Dizzy. I'm so dizzy my head is spinning. Sorry, that was playing in the car on my way in to work today and I can't get it out of my head. I was one year out on gessing the year in the Mystery years - I said 1992 and it was 91 or something. I was later for work than usual, not that it mattered, cos we've got flexitime and no one else was in by the time I got in anyway. The reason for my tardiness? I couldn't decide what to wear. Isn't that trajic? I bought this pair of pin stripped trousers from the kid's section of Debenhams, because I can fit into kid's stuff, and when I tried it on the first time, it looked great, and I paired it up with my Calvin Klein black top. I brushed my teeth and decided I needed a shirt over the top of the t-shirt, because the trousers made my bum look big. So I tried it with my white shirt over the top. Then I saw my grey and black checked combat syle skirt and thought I could wear that with the CK top. Then, I didn't want to wear the CK top because it's something I like wearing in my leisure time and it would become a work thing if I wore it, so the top came off, and changed to a grey vest top coupled with a black cardigan top, but the cardigan had a stain on it, so that came off. I didn't have anything else I could wear over the top of the grey vest, I pulled out a grey v-neck top, but when I held it up it didn't look right, so I took off the skirt and tried the grey vest with my jeans. Then I didn't want to wear my jeans for the same reason as the CK top, so I tried the grey vest with the pinstriped trousers and again I looked fat in it, so the trousers vanished into a pile of clothes that was gradually accumulating on my bed and the jeans went back on, but they didn't look right with the grey top and I didn't have anything to go over the top of it, so finally I changed it for the black vest and put the white shirt over the top. By now it was nearly 9am. I usually leave around 8.30/8.45.

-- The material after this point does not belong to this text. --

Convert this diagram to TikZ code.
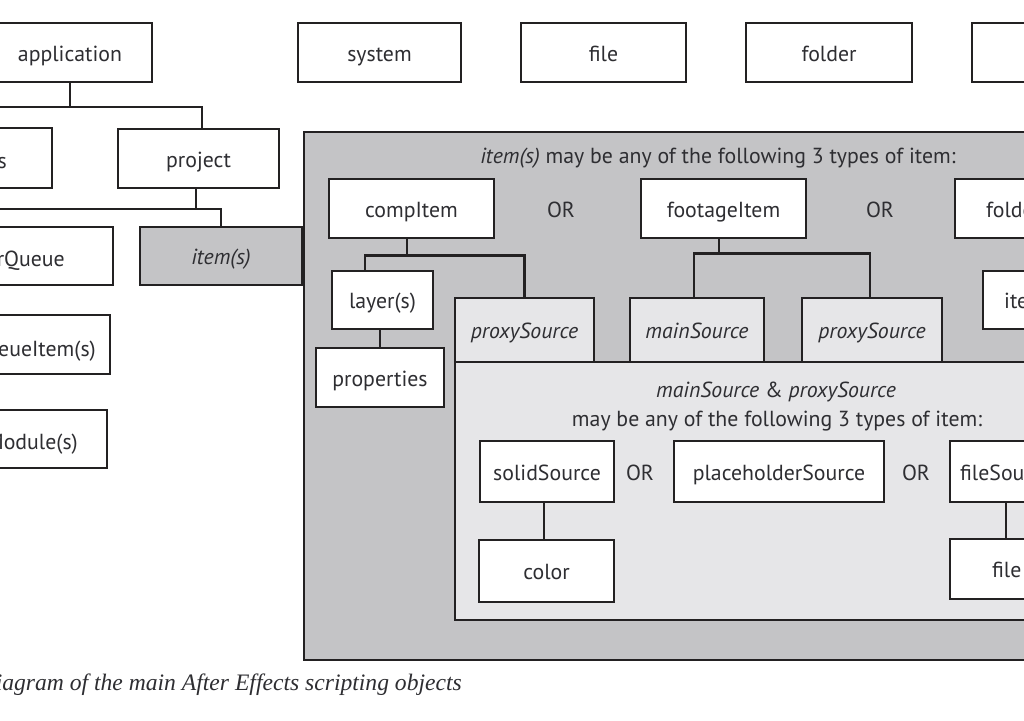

Dakshina and Sameeka (Sameeka is Daksina's sister) are coming to my parent's party this weekend - Yay and Argghhhh - I wish I'd stuck to my diet and exercise routine - I always feel short and dumpy around them! It's always great when they're around - get to catch up on the gossip. I was reminded of the parties at my house, when we were younger - we were like a gang - There was Dakshina - the eldest, followed by Andrew Abbey, then me, Sameeka and Andrew's sister Rachel are around the same age, then the little ones - Suran (my brother) and Phillip, Andrew's brother. We used to play murder in the dark and have midnight feasts, with loads of penny sweets bought from Chapter 1609 (a shop in the village) Once Andrew was jumping across Suran's bed and he put his foot through it and snapped one of the wooden strips holding the bed together. I remember once accidentally spilling lemonade onto one of the sleeping bags when we had them all lined up for us to go to sleep, and I had to sleep on the wet patch - not fair. Love hearts. Weren't they a great way of trying to tell people you fancied them? Not - the guys just ate them straight away without even reading them!

I am dreaming more these days. I don't know if it's a good sign or not. I still can't remember them much after I've brushed my teeth and I couldn't tell you what I dreamt last night, but I remember dreaming which is a start I guess. It's so not fair. Rob's been having lucid dreams where mirrors start stretching out around round his head and Mike's been having recurring dreams about the devil and Jon and Dave love having nightmares just to have the horror film experience. I don't even let my imagination scare me, so I don't think my dreams stand much chance!

Been so busy this morning it's gone quite quickly. I like this being busy lark! Sohphie, whiney girl, has been away for the last couple of days to sort out her house she's just moved into with her boyfriend, but now she's back and I'm trying to get used to her voice, but it is very difficult. Arghggghhh! She's a Rosamund Fisher - a girl I used to be at school with when I was about 7 - they share similar features and talk kind of similar. Sorry that just came to me. I tried to get on with Rosamund too - honest! I think maybe it's just women I have a problem with in general - I've always found it difficult to bond with women or girls. I seem much better off in a gang of blokes, I feel less self concious. Who else is there I haven't told you about? There's a bit of a Clark Kentish kind of guy called Rob, but isn't Rob who I'm friends with and finding it kind of wierd that he's around where I'm working, and Greg the hairy sporty type. There's Sarah, who's working on a book with me who cycles in to work in the morning and has a Miss Piggy air about her. Vic and Pete are the developing editors I'm supposed to be working with eventually when everything sorts itself out and calms down in other areas. I saw Rob (I'll have to call him Rob1 from now on seeing as I knew him first!) more yesterday than I have in my entire 2 weeks here at Wrox, probably the effect of the eclipse!